Men lounge on concrete slabs a few meters from the barbed-wire-topped chain-link fence that surrounds this center in Lesbos, Greece. It was once a refugee camp. But now the inhabitants are more like inmates, unable to leave if they chose to.
Police watch passers-by warily, occasionally shooing away the occasional journalist or aid worker who stays too long.
I say “good evening” in Arabic as I walk by one group. At least five young men jump up, eager to talk, despite my limited language skills.
“What is going to happen to us?” asks Mohammad. He’s heard hundreds of people will be plucked from this camp and deported to Turkey in the coming days as part of the European Union’s plan to reduce migrant flows.
From there, where will they go? A Turkish “camp” where they will be locked inside? Will he be sent back to his home city, Der Ezzor, an Islamic State stronghold where he surely will be killed?
I don’t know, either, so I ask the group what they think will happen.
“I’m going to Germany, or Austria or Sweden,” one man calls out through the fence. “My house in Syria was destroyed. There is nothing there for me.”
Determined to go
They know the border to Macedonia is closed, and they know Western Europe is trying to stop migrants. But like more than a million people who came before them, they still want to go, despite the obstacles.
But with literally no information, they are not sure what the next step is. One man has an idea. “What is the name of this island?” asks Abdulrahman, Mohammad’s younger brother. Several men chime in.
“And the area is called Moria?” one man asks. I tell them this is Lesbos island, whose main city is Mytilini, and confirm that they are indeed in Moria. I hear one man quickly get on his mobile phone to report his whereabouts. He asks me to write the names in Arabic so he won’t forget.
Security forces now run the camp after most aid organizations quit in protest of the European Union-Turkey deal aimed at curbing the migration of refugees toward Europe. The inhabitants, all here for several days already, do not even know where they are. Right now, they are more concerned with where they are going.
Graffiti outside the camp read: “No human is illegal” and “Stop deportation now!”
New arrivals
Last fall, new arrivals in Lesbos would report to the camp to get papers, and then get on a boat to Athens as soon as possible, the next leg of their journey toward Western Europe.
Passports were barely checked, and the process was swift.
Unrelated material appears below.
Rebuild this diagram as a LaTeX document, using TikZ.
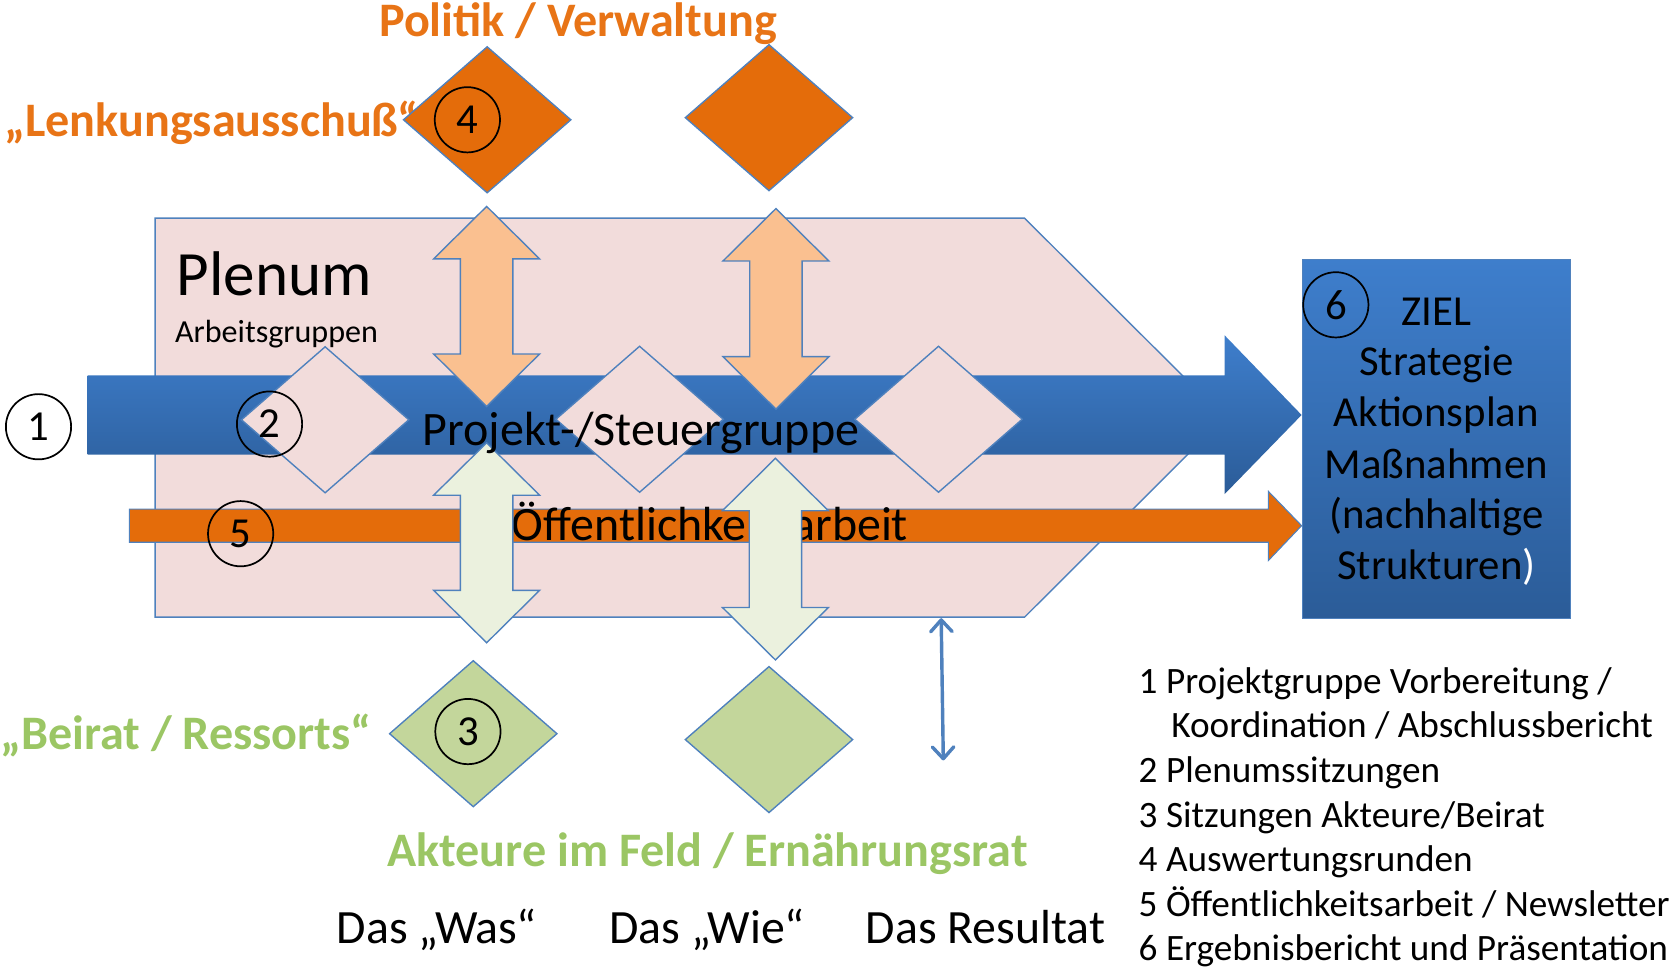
\documentclass[tikz,border=0pt]{standalone}
\usepackage{fontspec}
\setmainfont{Carlito}
\usetikzlibrary{shapes.geometric,arrows.meta}

\definecolor{pinkfill}{RGB}{242,220,219}
\definecolor{bordblue}{RGB}{79,129,189}
\definecolor{orangefill}{RGB}{228,108,10}
\definecolor{peach}{RGB}{250,192,144}
\definecolor{palegreen}{RGB}{235,241,222}
\definecolor{olivegreen}{RGB}{195,214,155}
\definecolor{bluetop}{RGB}{62,126,204}
\definecolor{bluebot}{RGB}{43,92,152}
\definecolor{orangetext}{RGB}{232,116,22}
\definecolor{greentext}{RGB}{155,198,100}

\newcommand{\fs}[1]{\fontsize{#1}{#1}\selectfont}
% vertical double arrow: center x, top y, bottom y, fill colour
\newcommand{\vdarrow}[4]{%
  \filldraw[shapeline, fill=#4] (#1,#2) -- ({#1+49.5},{#2+49}) -- ({#1+24.5},{#2+49})
    -- ({#1+24.5},{#3-49}) -- ({#1+49.5},{#3-49}) -- (#1,#3) -- ({#1-49.5},{#3-49})
    -- ({#1-24.5},{#3-49}) -- ({#1-24.5},{#2+49}) -- ({#1-49.5},{#2+49}) -- cycle;}

\begin{document}
\begin{tikzpicture}[x=1pt,y=-1pt,
  shapeline/.style={draw=bordblue, line width=1.3pt, line join=miter},
  dia/.style={diamond, shapeline, inner sep=0pt, minimum width=157pt, minimum height=137pt},
  numcirc/.style={circle, draw=black, line width=1.6pt, minimum size=61pt, inner sep=0pt, font=\fs{40}},
  lbl/.style={inner sep=0pt, anchor=base},
  orangelbl/.style={lbl, font=\fs{45}\bfseries, text=orangetext},
  greenlbl/.style={lbl, font=\fs{45}\bfseries, text=greentext},
  goaltxt/.style={lbl, font=\fs{40}},
  legend/.style={inner sep=0pt, anchor=base west, font=\fs{34.8}},
  bottomlbl/.style={lbl, font=\fs{44.7}},
  resarrow/.style={bordblue, line width=3.2pt,
    {Straight Barb[length=11pt,width=20pt,round]}-{Straight Barb[length=11pt,width=20pt,round]}},
]
\useasboundingbox (0,0) rectangle (1568,906);

% Plenum pentagon
\filldraw[shapeline, fill=pinkfill] (145,204) -- (958,204) -- (1145,390.5) -- (958,577) -- (145,577) -- cycle;

% big blue arrow
\path[top color=bluetop, bottom color=bluebot] (82,351) -- (1145,351) -- (1145,313.5) -- (1217,388)
  -- (1145,462) -- (1145,425) -- (82,425) -- cycle;

% orange bar arrow
\filldraw[draw=bordblue, line width=1pt, fill=orangefill] (121,476) -- (1186,476) -- (1186,459.5) -- (1217,491.5)
  -- (1186,524) -- (1186,507) -- (121,507) -- cycle;

\node[lbl, anchor=base west, font=\fs{44.8}] (oeff) at (478.5,505.5) {Öffentlichkeitsarbeit};

% pink diamonds on the blue arrow
\node[dia, fill=pinkfill] (p2) at (304,392.5) {};
\node[dia, fill=pinkfill] (pm) at (598,392) {};
\node[dia, fill=pinkfill] (pr) at (877.5,392) {};

% circled numbers
\node[numcirc] (c1) at (36,399) {1};
\node[numcirc] (c2) at (252,396.5) {2};
\node[numcirc] (c5) at (225,499) {5};

% vertical double arrows
\vdarrow{455}{193}{380}{peach}
\vdarrow{725.5}{195}{382.5}{peach}
\vdarrow{455}{414}{601}{palegreen}
\vdarrow{725}{428.5}{617}{palegreen}

\node[lbl, anchor=base west, font=\fs{44.9}] (proj) at (395,417) {Projekt-/Steuergruppe};

% Plenum labels
\node[lbl, anchor=base west, font=\fs{59}] (plenum) at (165,276) {Plenum};
\node[lbl, anchor=base west, font=\fs{30}] (ag) at (163.5,320) {Arbeitsgruppen};

% top: Politik / Verwaltung
\node[orangelbl] (pol) at (540.5,34) {Politik / Verwaltung};
\node[orangelbl, anchor=base west] (lenk) at (4,128) {„Lenkungsausschuß“};
\node[dia, fill=orangefill] (o1) at (455.5,112) {};
\node[dia, fill=orangefill] (o2) at (719,110) {};
\node[numcirc] (c4) at (437,112) {4};

% goal box
\node[draw=bordblue, line width=1pt, top color=bluetop, bottom color=bluebot, minimum width=251pt,
  minimum height=336pt, inner sep=0pt, anchor=north west] (goal) at (1217,242) {};
\node[goaltxt] (g1) at (1343,304) {ZIEL};
\node[goaltxt] (g2) at (1343,351) {Strategie};
\node[goaltxt] (g3) at (1343,399) {Aktionsplan};
\node[goaltxt] (g4) at (1343,447) {Maßnahmen};
\node[goaltxt] (g5) at (1343,494) {(nachhaltige};
\node[goaltxt] (g6) at (1343,542) {Strukturen\textcolor{white}{)}};
\node[numcirc] (c6) at (1249,285) {6};

% small result arrow
\coordinate (ra1) at (880,578);
\coordinate (ra2) at (882,711);
\draw[resarrow] (ra1) -- (ra2);

% bottom: Beirat / Akteure
\node[dia, fill=olivegreen] (g3d) at (442.5,686) {};
\node[dia, fill=olivegreen] (g2d) at (719,691.5) {};
\node[numcirc] (c3) at (437.5,684) {3};
\node[greenlbl, anchor=base west] (beirat) at (0,701) {„Beirat / Ressorts“};
\node[greenlbl] (akt) at (661.5,810) {Akteure im Feld / Ernährungsrat};

\node[bottomlbl] (was) at (408.5,882) {Das „Was“};
\node[bottomlbl] (wie) at (661,882) {Das „Wie“};
\node[bottomlbl] (res) at (921.5,882) {Das Resultat};

% legend
\node[legend] (l1) at (1064.5,648) {1 Projektgruppe Vorbereitung /};
\node[legend] (l1b) at (1095,689.5) {Koordination / Abschlussbericht};
\node[legend] (l2) at (1064.5,731.5) {2 Plenumssitzungen};
\node[legend] (l3) at (1064.5,773.5) {3 Sitzungen Akteure/Beirat};
\node[legend] (l4) at (1064.5,815) {4 Auswertungsrunden};
\node[legend] (l5) at (1064.5,856.5) {5 Öffentlichkeitsarbeit / Newsletter};
\node[legend] (l6) at (1064.5,898) {6 Ergebnisbericht und Präsentation};
\end{tikzpicture}
\end{document}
Refugees often chose to sleep by the port for a night or two, rather than in the camp about 10 kilometers away. The streets and shops were packed with refugees and other migrants. After the terrorist attacks in Paris in November, lax security in Greece was roundly condemned.
Now refugees arrive in a more orderly — if frightening — fashion. Many boats are intercepted by the Greek coast guard, and refugees are brought directly to the port where they load onto buses to the camp. Those who reach the shore are met by the buses shortly after their arrival.
“Can you imagine coming across the sea on a rubber boat and being met by a warship?” asks Fabenne Fahrni, a volunteer for Swiss Cross, as she stands on the beach scanning the sea for arriving rubber boats to provide passengers with such things as emergency blankets and dry socks.
Like other volunteers, she and her colleague, Simon Gerber, stay on the beach in shifts of up to 12 hours, hoping to help the people that they can, while they can.
“It’s not humanitarian,” says Gerber, echoing the sentiment of aid workers worldwide, including the U.N. High Commissioner for Refugees and the French aid agency Doctors Without Borders — all repelled by the deportation plan, yet unable to stop it.
Harsh conditions
At the camp, police let me talk for about 20 minutes before they insist I move along. The men say hundreds of new people are arriving daily, crowding the packed center that already holds thousands.
Some new arrivals say they sleep in rooms with as many as 50 people squished up against each other. Others sleep outside because the rooms are full.
Mohammad shows me his lower leg, slightly crooked, swollen and decidedly purple. “From the war,” he says, showing me the medicine the camp doctor gave him, the medicinal equivalent of an aspirin.
Other men chime in with a cacophony of health concerns. Rebaz shows me a doctor’s note detailing the prescribed follow-up on the brain tumor operation he received in Kurdish Iraq. If this man goes back, it’s not just the war that may end his life.
The harsh conditions, however, are the least of their concerns. They expected the journey to be difficult and expensive, but after Europe accepted so many people last year, they did not expect the West to turn its back on them now.
I did not get a chance to ask them how they feel about the refugee policy of the United States, which granted asylum to fewer than 2,000 Syrians in 2015.
“We cannot return,” says Mohammad. “Islamic State militants took everything. Everything is gone. They are cutting off heads.”